The cogent message courtesy of the Ku Klux Klan is unequivocal: if you are Black don’t vote, or else.

More than 80 years later that same fear of the Black franchise is emanating from GOP controlled state houses across the country. But, instead of blatant White terror tactics,  many argue legislators are wielding policies rooted in White nationalism to suppress the vote of Black people and other people of color.

Arizona is one of dozens of states that are trying to craft legislation or defend already established laws aimed nakedly at voter suppression. Lawyers for Arizona’s GOP were in the Supreme Court earlier this month defending the state’s restrictions. Democrats have sued arguing the two measures (one banning ballot collection, the other that tosses ballots cast in the wrong precinct), discriminate against people of color and violate the Voting Rights Act.

When Justice Amy Coney Barrett, a Trump appointee, asked GOP attorney Michael Carvin about the legal standing of the restrictive measures, Carvin said the quiet part out loud.

“Because it puts us at a competitive disadvantage relative to Democrats,” he said. “Politics is a zero-sum game.” Attorneys defending voter suppression policies in other states may not be as audacious as Carvin, but Republican lawmakers seem determined to make it harder to vote especially for those constituencies less likely to cast ballots for GOP candidates.

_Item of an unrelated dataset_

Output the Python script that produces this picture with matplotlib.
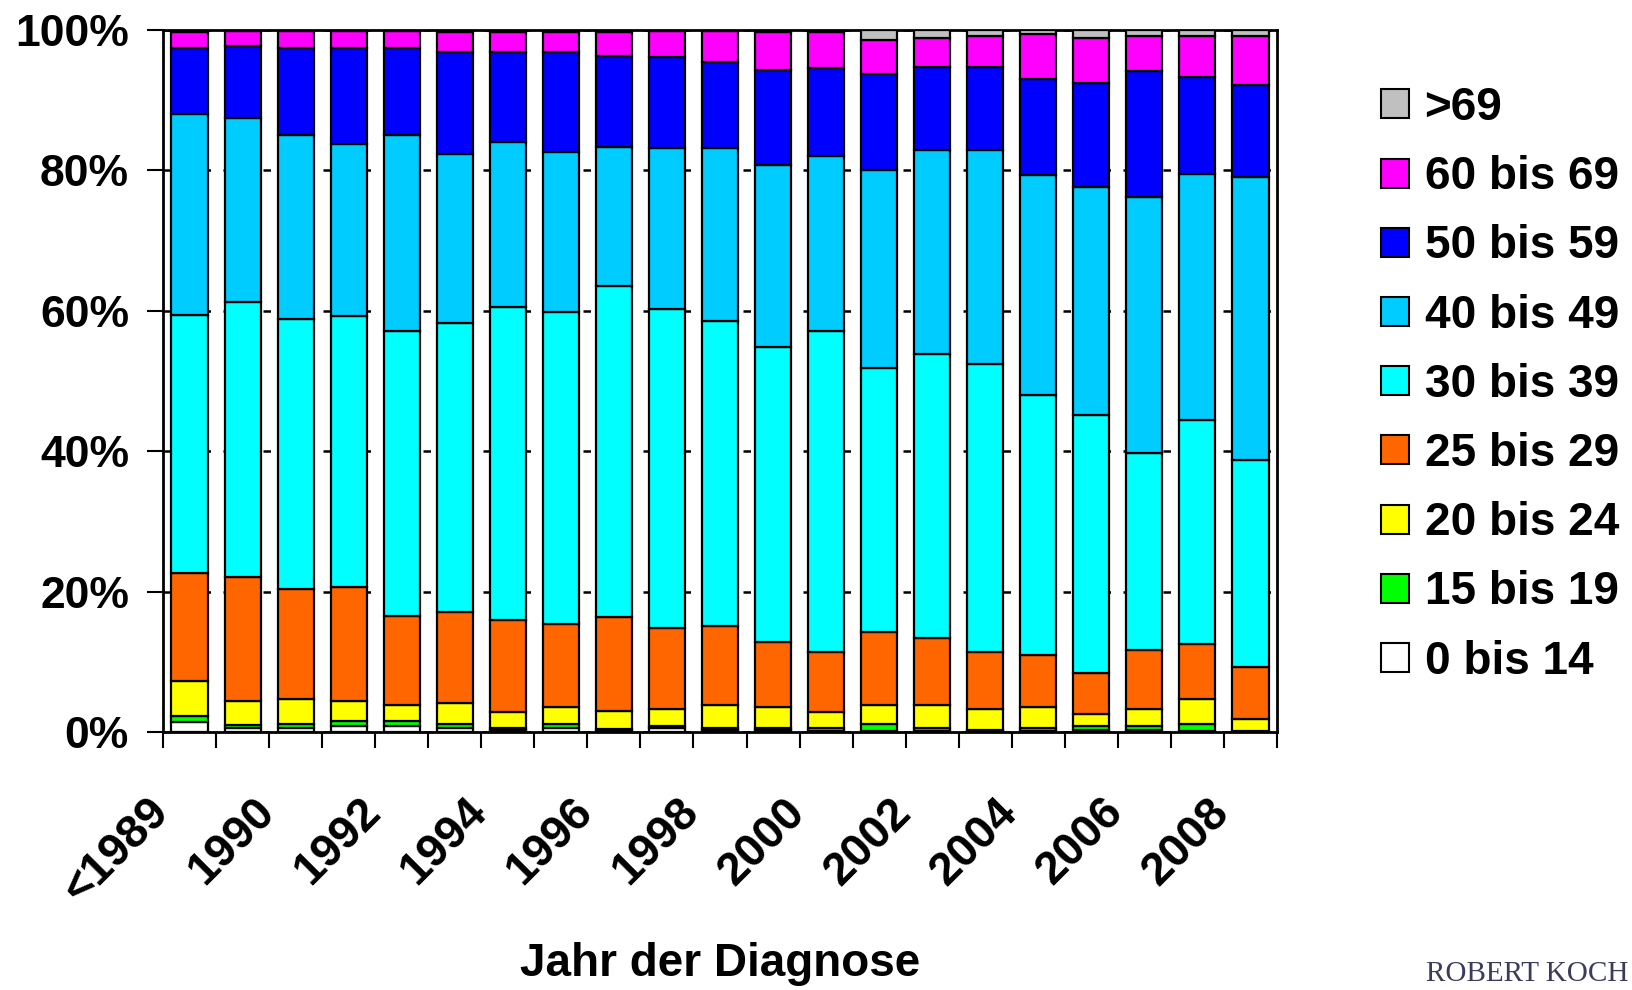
import matplotlib
matplotlib.use("Agg")
import matplotlib.pyplot as plt
import matplotlib.transforms as mtransforms
from matplotlib.patches import Patch
import numpy as np

# Anteile je Altersgruppe (%), von unten nach oben gestapelt
jahre = ['<1989', '1989', '1990', '1991', '1992', '1993', '1994', '1995', '1996', '1997',
         '1998', '1999', '2000', '2001', '2002', '2003', '2004', '2005', '2006', '2007', '2008']

a_0_14 = [1.4, 0.5, 0.5, 0.9, 0.9, 0.5, 0.3, 0.5, 0.1, 0.5, 0.3,
          0.3, 0.2, 0.1, 0.1, 0.2, 0.1, 0.3, 0.3, 0.2, 0.0]
a_15_19 = [0.9, 0.5, 0.6, 0.7, 0.7, 0.6, 0.2, 0.6, 0.3, 0.3, 0.2,
           0.2, 0.3, 1.0, 0.4, 0.1, 0.4, 0.6, 0.6, 0.9, 0.1]
a_20_24 = [4.9, 3.4, 3.6, 2.8, 2.3, 3.1, 2.3, 2.5, 2.6, 2.5, 3.4,
           3.1, 2.3, 2.8, 3.4, 3.0, 3.1, 1.6, 2.4, 3.6, 1.8]
a_25_29 = [15.4, 17.7, 15.7, 16.3, 12.6, 12.9, 13.2, 11.8, 13.4, 11.5, 11.2,
           9.2, 8.6, 10.4, 9.5, 8.1, 7.3, 5.9, 8.4, 7.9, 7.3]
a_30_39 = [36.8, 39.2, 38.4, 38.6, 40.6, 41.2, 44.5, 44.5, 47.1, 45.4, 43.4,
           42.1, 45.7, 37.5, 40.4, 41.0, 37.1, 36.7, 28.1, 31.9, 29.5]
a_40_49 = [28.7, 26.1, 26.3, 24.4, 28.0, 24.0, 23.5, 22.7, 19.9, 23.0, 24.7,
           25.8, 25.0, 28.3, 29.1, 30.5, 31.3, 32.5, 36.4, 35.0, 40.3]
a_50_59 = [9.3, 10.3, 12.3, 13.7, 12.3, 14.6, 12.9, 14.3, 12.9, 12.9, 12.3,
           13.6, 12.5, 13.7, 11.8, 11.8, 13.7, 14.9, 18.0, 13.8, 13.2]
a_60_69 = [2.3, 2.2, 2.5, 2.4, 2.5, 2.8, 2.8, 2.8, 3.4, 3.7, 4.3,
           5.4, 5.1, 4.8, 4.2, 4.5, 6.5, 6.4, 5.0, 5.9, 7.0]
a_70 = [0.3, 0.1, 0.1, 0.2, 0.1, 0.3, 0.3, 0.3, 0.3, 0.2, 0.2,
        0.3, 0.3, 1.4, 1.1, 0.8, 0.5, 1.1, 0.8, 0.8, 0.8]

gruppen = ['0 bis 14', '15 bis 19', '20 bis 24', '25 bis 29', '30 bis 39',
           '40 bis 49', '50 bis 59', '60 bis 69', '>69']
werte = [a_0_14, a_15_19, a_20_24, a_25_29, a_30_39, a_40_49, a_50_59, a_60_69, a_70]
farben = ['#FFFFFF', '#00FF00', '#FFFF00', '#FF6600', '#00FFFF',
          '#00CCFF', '#0000FF', '#FF00FF', '#C0C0C0']

schrift = 'Liberation Sans'

fig = plt.figure(figsize=(16.32, 9.9), dpi=100)
ax = fig.add_axes([163 / 1632, 1 - 732 / 990, (1277 - 163) / 1632, (732 - 30) / 990])

x = np.arange(len(jahre))
unten = np.zeros(len(jahre))
for w, f in zip(werte, farben):
    ax.bar(x, w, width=0.68, bottom=unten, color=f, edgecolor='black', linewidth=1.6, zorder=3)
    unten += np.array(w)

ax.set_xlim(-0.5, len(jahre) - 0.5)
ax.set_ylim(0, 100)

# y-Achse
ax.set_yticks([0, 20, 40, 60, 80, 100])
ax.set_yticklabels(['0%', '20%', '40%', '60%', '80%', '100%'],
                   fontfamily=schrift, fontweight='bold', fontsize=32)
ax.tick_params(axis='y', direction='out', length=11.5, width=1.5, pad=13)
ax.yaxis.grid(True, linestyle=(0, (3, 5)), color='black', linewidth=1.8)
ax.set_axisbelow(True)

# x-Achse: Striche an den Kategoriegrenzen, Beschriftung jede zweite Kategorie
ax.set_xticks(np.arange(-0.5, len(jahre)), minor=True)
ax.tick_params(axis='x', which='minor', direction='out', length=11.5, width=1.5)
ax.set_xticks(x[::2])
ax.set_xticklabels(jahre[::2], rotation=45, ha='right', va='center', rotation_mode='anchor',
                   fontfamily=schrift, fontweight='bold', fontsize=33)
ax.tick_params(axis='x', which='major', length=0, pad=53)
verschiebung = mtransforms.ScaledTranslation(-0.28, 0, fig.dpi_scale_trans)
for lab in ax.get_xticklabels():
    lab.set_transform(lab.get_transform() + verschiebung)

for s in ax.spines.values():
    s.set_linewidth(2)
    s.set_color('black')

fig.text(720 / 1632, 1 - 964 / 990, 'Jahr der Diagnose', ha='center', va='center',
         fontfamily=schrift, fontweight='bold', fontsize=33)

griffe = [Patch(facecolor=f, edgecolor='black', linewidth=1.5) for f in farben][::-1]
fig.legend(griffe, gruppen[::-1], loc='upper left',
           bbox_to_anchor=(1381 / 1632, 1 - 86 / 990), frameon=False,
           prop={'family': schrift, 'weight': 'bold', 'size': 33},
           handlelength=0.6, handleheight=0.6, handletextpad=0.35,
           labelspacing=0.55, borderpad=0, borderaxespad=0)

fig.text(1628 / 1632, 1 - 974 / 990, 'ROBERT KOCH', ha='right', va='center',
         fontfamily='Liberation Serif', fontsize=21, color='#3b3b5c')

fig.savefig('out.png', dpi=100)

According to the Brennan Center For Justice, a nonpartisan law and policy institute, in response to historic voter turnout during the 2020 general election that resulted in the ouster of Donald Trump from the White House, the Senate moving to Democratic control and Democrats remaining the majority in the House, Republicans launched, “a rash of baseless and racist allegations of voter fraud and election irregularities,” according to the Brennan Center, which recently published its Voting Laws Roundup. And then 33 states launched into action introducing, prefiling, or carrying more than 165 restrictive voting bills in 2021. In February 2020, only 35 such bills were crafted in 15 states. The voter suppression measures fall into four categories: restrictions on mail voting; stricter voter I.D.; slashing voter registration opportunities and more aggressive voter purge practices.

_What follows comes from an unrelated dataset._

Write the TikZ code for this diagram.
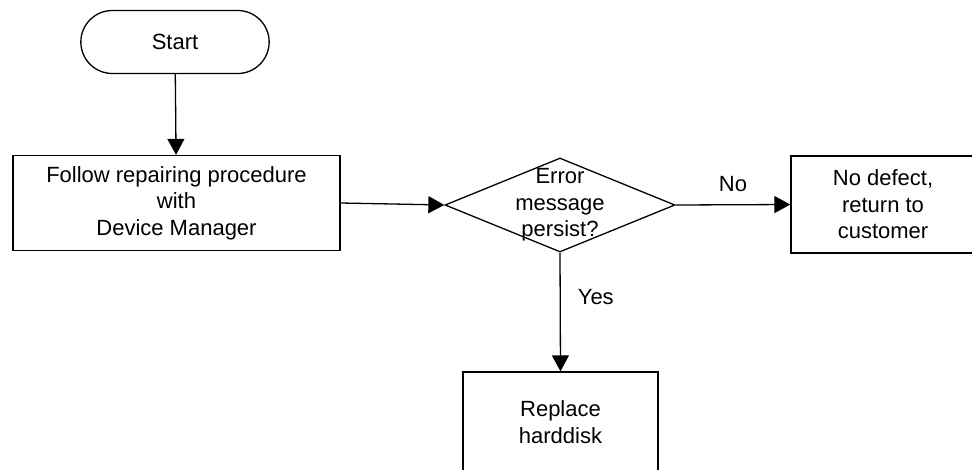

According to the Brennan Center report Arizona leads the nation in proposed voter suppression legislation in 2021, with 19 restrictive bills. Next is Pennsylvania with 14 restrictive measures, then Georgia with 11 and New Hampshire with 10.

Almost half of the voter suppression measures across the nation attempt to limit mail voting by reducing those who can vote by mail, making it more difficult to obtain mail ballots and impose obstacles to completing and casting mail ballots.

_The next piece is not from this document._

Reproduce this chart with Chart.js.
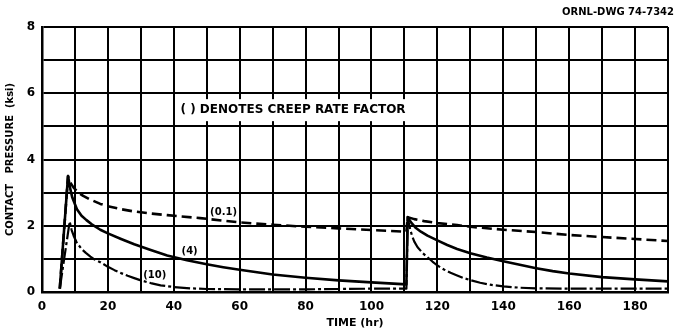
<!DOCTYPE html>
<html>
<head>
<meta charset="utf-8">
<script src="https://cdn.jsdelivr.net/npm/chart.js@4.4.1/dist/chart.umd.min.js"></script>
<style>
  html, body { margin: 0; padding: 0; background: #fff; }
  #wrap { width: 676px; height: 336px; position: relative; }
</style>
</head>
<body>
<div id="wrap"><canvas id="pressureChart"></canvas></div>
<script>
// contact pressure vs time, three creep rate factors
const timeSlow = [5.4, 7.9, 8.6, 9.6, 11, 12.5, 14.7, 17.7, 20, 24, 28, 33, 38, 48, 60, 70, 80, 90, 100, 110.6,
                  111, 113, 116, 120, 126, 130, 140, 150, 160, 170, 180, 190];
const pressSlow = [0.1, 3.5, 3.3, 3.15, 3.0, 2.9, 2.79, 2.66, 2.59, 2.5, 2.43, 2.37, 2.32, 2.23, 2.1, 2.03, 1.97, 1.92, 1.87, 1.82,
                   2.26, 2.2, 2.14, 2.08, 2.02, 1.97, 1.88, 1.81, 1.72, 1.66, 1.6, 1.54];

const timeMid = [5.4, 7.9, 8.5, 9.2, 10.6, 12, 13.5, 15, 17.7, 20, 24, 28, 33, 38, 44, 50, 55, 60, 70, 80, 90, 100, 110.6,
                 111, 112, 113.5, 115, 117, 120, 123, 126, 130, 135, 140, 145, 150, 155, 160, 170, 180, 190];
const pressMid = [0.1, 3.5, 3.15, 2.85, 2.5, 2.3, 2.17, 2.05, 1.88, 1.77, 1.6, 1.44, 1.27, 1.1, 0.96, 0.84, 0.75, 0.67, 0.53, 0.43, 0.35, 0.29, 0.23,
                  2.26, 2.1, 1.93, 1.82, 1.7, 1.56, 1.42, 1.3, 1.17, 1.04, 0.93, 0.82, 0.72, 0.63, 0.56, 0.45, 0.38, 0.32];

const timeFast = [5.4, 8.4, 9, 9.6, 10.5, 12, 13.3, 14.7, 16, 17.7, 20, 22, 24, 26, 28, 30, 33, 36, 40, 45, 50, 60, 80, 100, 110.6,
                  111, 111.6, 112.3, 113, 114, 115.5, 117, 118.5, 120, 122, 124, 126, 128, 130, 133, 136, 140, 145, 150, 160, 170, 180, 190];
const pressFast = [0.1, 2.13, 1.87, 1.7, 1.5, 1.3, 1.18, 1.07, 0.98, 0.9, 0.76, 0.66, 0.57, 0.49, 0.42, 0.35, 0.27, 0.2, 0.15, 0.11, 0.09, 0.08, 0.08, 0.1, 0.1,
                   2.26, 1.95, 1.7, 1.52, 1.35, 1.18, 1.05, 0.92, 0.8, 0.68, 0.58, 0.5, 0.42, 0.36, 0.28, 0.22, 0.17, 0.13, 0.11, 0.1, 0.1, 0.1, 0.1];

const xTicks = [0, 20, 40, 60, 80, 100, 120, 140, 160, 180];
const yTicks = [0, 2, 4, 6, 8];

function toPoints(xs, ys) {
    return xs.map((x, i) => ({ x: x, y: ys[i] }));
}

const LETTER = '"DejaVu Sans", sans-serif';

// captions and curve tags
const notesPlugin = {
    id: 'notes',
    afterDatasetsDraw(chart) {
        const ctx = chart.ctx;
        const xs = chart.scales.x, ys = chart.scales.y;
        ctx.save();
        ctx.fillStyle = '#000';
        ctx.textBaseline = 'middle';
        ctx.textAlign = 'center';

        // boxed note
        const nx = xs.getPixelForValue(76.2), ny = ys.getPixelForValue(5.49);
        ctx.font = 'bold 12px ' + LETTER;
        const w = ctx.measureText('( ) DENOTES CREEP RATE FACTOR').width;
        ctx.fillStyle = '#fff';
        ctx.fillRect(nx - w / 2 - 4, ny - 11, w + 8, 22);
        ctx.fillStyle = '#000';
        ctx.fillText('( ) DENOTES CREEP RATE FACTOR', nx, ny);

        ctx.font = 'bold 10px ' + LETTER;
        ctx.fillText('(0.1)', xs.getPixelForValue(55.1), ys.getPixelForValue(2.39));
        ctx.fillText('(4)', xs.getPixelForValue(44.8), ys.getPixelForValue(1.23));
        ctx.fillText('(10)', xs.getPixelForValue(34.2), ys.getPixelForValue(0.5));

        // drawing number, top right
        ctx.font = 'bold 10px ' + LETTER;
        ctx.textAlign = 'right';
        ctx.fillText('ORNL-DWG 74-7342', 674, 12);
        ctx.restore();
    }
};

new Chart(document.getElementById('pressureChart'), {
    type: 'line',
    data: {
        datasets: [
            {
                label: '(0.1)',
                data: toPoints(timeSlow, pressSlow),
                borderColor: '#000',
                borderWidth: 2.6,
                borderDash: [10, 5],
                borderJoinStyle: 'round',
                pointRadius: 0,
                tension: 0
            },
            {
                label: '(4)',
                data: toPoints(timeMid, pressMid),
                borderColor: '#000',
                borderWidth: 2.6,
                borderJoinStyle: 'round',
                pointRadius: 0,
                tension: 0
            },
            {
                label: '(10)',
                data: toPoints(timeFast, pressFast),
                borderColor: '#000',
                borderWidth: 2.2,
                borderDash: [16, 3, 3, 3],
                borderJoinStyle: 'round',
                pointRadius: 0,
                tension: 0
            }
        ]
    },
    options: {
        responsive: true,
        maintainAspectRatio: false,
        animation: false,
        layout: { padding: { top: 27, right: 6, left: 0, bottom: 0 } },
        plugins: {
            legend: { display: false },
            tooltip: { enabled: false }
        },
        scales: {
            x: {
                type: 'linear',
                min: 0,
                max: 190,
                afterFit: (scale) => { scale.height = 44; },
                grid: { color: '#000', lineWidth: 2, drawTicks: false },
                border: { color: '#000', width: 2.5 },
                ticks: {
                    stepSize: 10,
                    autoSkip: false,
                    maxRotation: 0,
                    padding: 8,
                    color: '#000',
                    font: { family: LETTER, size: 12, weight: 'bold' },
                    callback: (v) => xTicks.includes(v) ? String(v) : ''
                },
                title: {
                    display: true,
                    text: 'TIME (hr)',
                    color: '#000',
                    padding: { top: 2, bottom: 6 },
                    font: { family: LETTER, size: 11, weight: 'bold' }
                }
            },
            y: {
                min: 0,
                max: 8,
                afterFit: (scale) => { scale.width = 42; },
                grid: { color: '#000', lineWidth: 2, drawTicks: false },
                border: { color: '#000', width: 2.5 },
                ticks: {
                    stepSize: 1,
                    autoSkip: false,
                    padding: 7,
                    color: '#000',
                    font: { family: LETTER, size: 12, weight: 'bold' },
                    callback: (v) => yTicks.includes(v) ? String(v) : ''
                },
                title: {
                    display: true,
                    text: 'CONTACT   PRESSURE  (ksi)',
                    color: '#000',
                    padding: { top: 4, bottom: 0 },
                    font: { family: LETTER, size: 10, weight: 'bold' }
                }
            }
        }
    },
    plugins: [notesPlugin]
});
</script>
</body>
</html>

Eighteen states have drafted 40 bills to impose new or stricter voter ID requirements for in-person or mail voting.

In 10 states that did not require voters to present photo ID’s, legislators have crafted measures to implement an ID requirement.

Arizona, Indiana, Mississippi and New York have all drafted bills that would require voters to produce proof of citizenship in order to register to vote. Ten measures are aimed at curtailing election day registration. Legislators in  Alaska and Georgia are attempting to eliminate automatic voter registration. Arizona wants to prohibit automatic voter registration and voters in that state do not currently have that option. And 12 states have introduced 21 different bills that would make voter roll purges more expansive.

May 17, 1957, Dr. Martin Luther King Jr., delivered his “Give Us the Ballot” speech at the Lincoln Memorial in Washington D.C., during the Prayer Pilgrimage for Freedom.

“Give us the ballot and we will no longer have to worry the federal government about our basic rights…Give us the ballot and we will fill our legislative halls with men of good will…Give us the ballot and we will place judges on the benches of the South who will do justly and love mercy,” said Dr. King.

Almost 65 years later Black people and other people of color seem to still be making the case for America to “Give us the ballot,” as GOP lawmakers seem more determined to take it away.